• [Work to do]: Write the lines out again, from the top of the material to the line containing "BarChart, XAxis, YAxis", pictures excluded.

• [Provided material]:
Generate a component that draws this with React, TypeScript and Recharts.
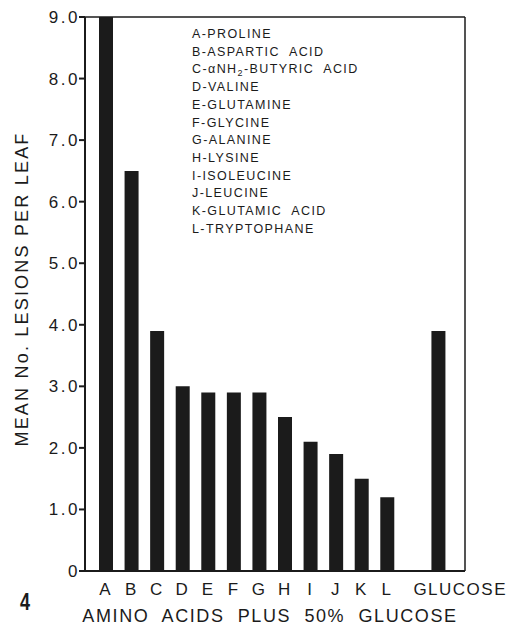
import { Bar, BarChart, XAxis, YAxis } from 'recharts'

const categories = ['A', 'B', 'C', 'D', 'E', 'F', 'G', 'H', 'I', 'J', 'K', 'L', '', 'GLUCOSE']
const lesions = [9.0, 6.5, 3.9, 3.0, 2.9, 2.9, 2.9, 2.5, 2.1, 1.9, 1.5, 1.2, null, 3.9]
const yTicks = [0, 1, 2, 3, 4, 5, 6, 7, 8, 9]
const legendLetters = ['A', 'B', 'C', 'D', 'E', 'F', 'G', 'H', 'I', 'J', 'K', 'L']
const legendNames = [
  'PROLINE',
  'ASPARTIC  ACID',
  'αNH2-BUTYRIC  ACID',
  'VALINE',
  'GLUTAMINE',
  'GLYCINE',
  'ALANINE',
  'LYSINE',
  'ISOLEUCINE',
  'LEUCINE',
  'GLUTAMIC  ACID',
  'TRYPTOPHANE',
]
const yTitle = 'MEAN No. LESIONS PER LEAF'
const xTitle = 'AMINO  ACIDS  PLUS  50%  GLUCOSE'
const figureNo = '4'

const data = categories.map((name, i) => ({ name, value: lesions[i] }))

const ink = '#1b1b1b'
const font = '"Liberation Sans", Arial, sans-serif'

// left axis: label plus the outward tick mark (tickSize 5 + tickMargin 6 from the axis)
function YTick({ x, y, payload }: any) {
  const v = payload.value as number
  return (
    <g>
      <line x1={x + 5} x2={x + 11} y1={y} y2={y} stroke={ink} strokeWidth={2} />
      <text x={x + 6} y={y} dy={6} textAnchor="end" fontSize={17} fontFamily={font} letterSpacing={2.5} fill={ink}>
        {v === 0 ? '0' : v.toFixed(1)}
      </text>
    </g>
  )
}

// right axis: only an inward tick mark
function RightTick({ x, y }: any) {
  return <line x1={x - 8} x2={x} y1={y} y2={y} stroke={ink} strokeWidth={1.5} />
}

function XTick({ x, y, payload }: any) {
  const label = payload.value as string
  const shift = label === 'GLUCOSE' ? 22 : 0
  return (
    <text x={x + shift} y={y} dy={16} textAnchor="middle" fontSize={17} fontFamily={font} letterSpacing={1.5} fill={ink}>
      {label}
    </text>
  )
}

function LegendLine({ letter, name, y }: { letter: string; name: string; y: number }) {
  const parts = name.split('NH2')
  return (
    <text x={192} y={y} fontSize={12.5} fontFamily={font} letterSpacing={1.4} fill={ink} style={{ whiteSpace: 'pre' }}>
      {letter}-
      {parts.length > 1 ? (
        <>
          {parts[0]}NH
          <tspan dy={3} fontSize={9}>2</tspan>
          <tspan dy={-3}>{parts[1]}</tspan>
        </>
      ) : (
        name
      )}
    </text>
  )
}

export default function App() {
  return (
    <div style={{ position: 'absolute', left: 0, top: 0, width: 520, height: 625, background: '#fff' }}>
      <BarChart
        width={520}
        height={625}
        data={data}
        margin={{ top: 16, right: 54, bottom: 24, left: 45 }}
        barSize={14}
      >
        <XAxis
          dataKey="name"
          height={30}
          axisLine={{ stroke: ink, strokeWidth: 2 }}
          tickLine={false}
          tick={<XTick />}
          interval={0}
          padding={{ left: 8, right: 14 }}
        />
        <XAxis
          xAxisId="top"
          dataKey="name"
          orientation="top"
          height={1}
          axisLine={{ stroke: ink, strokeWidth: 1.5 }}
          tickLine={false}
          tick={false}
        />
        <YAxis
          width={40}
          domain={[0, 9]}
          ticks={yTicks}
          interval={0}
          allowDataOverflow
          axisLine={{ stroke: ink, strokeWidth: 2 }}
          tickLine={false}
          tickSize={5}
          tickMargin={6}
          tick={<YTick />}
        />
        <YAxis
          yAxisId="right"
          orientation="right"
          width={1}
          domain={[0, 9]}
          ticks={yTicks}
          interval={0}
          axisLine={{ stroke: ink, strokeWidth: 1.5 }}
          tickLine={false}
          tickSize={0}
          tickMargin={0}
          tick={<RightTick />}
        />
        <Bar dataKey="value" fill={ink} isAnimationActive={false} />
      </BarChart>
      <svg width={520} height={625} style={{ position: 'absolute', left: 0, top: 0, pointerEvents: 'none' }}>
        {legendLetters.map((letter, i) => (
          <LegendLine key={letter} letter={letter} name={legendNames[i]} y={38 + i * 17.7} />
        ))}
        <text
          transform="translate(28, 289) rotate(-90)"
          textAnchor="middle"
          fontSize={18}
          fontFamily={font}
          letterSpacing={2.2}
          fill={ink}
          style={{ whiteSpace: 'pre' }}
        >
          {yTitle}
        </text>
        <text
          x={270}
          y={622}
          textAnchor="middle"
          fontSize={18}
          fontFamily={font}
          letterSpacing={1.6}
          fill={ink}
          style={{ whiteSpace: 'pre' }}
        >
          {xTitle}
        </text>
        <text
          transform="translate(25, 610) scale(0.75, 1)"
          textAnchor="middle"
          fontSize={24}
          fontWeight="bold"
          fontFamily={font}
          fill={ink}
        >
          {figureNo}
        </text>
      </svg>
    </div>
  )
}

• [Task result]:
Generate a component that draws this with React, TypeScript and Recharts.
import { Bar, BarChart, XAxis, YAxis } from 'recharts'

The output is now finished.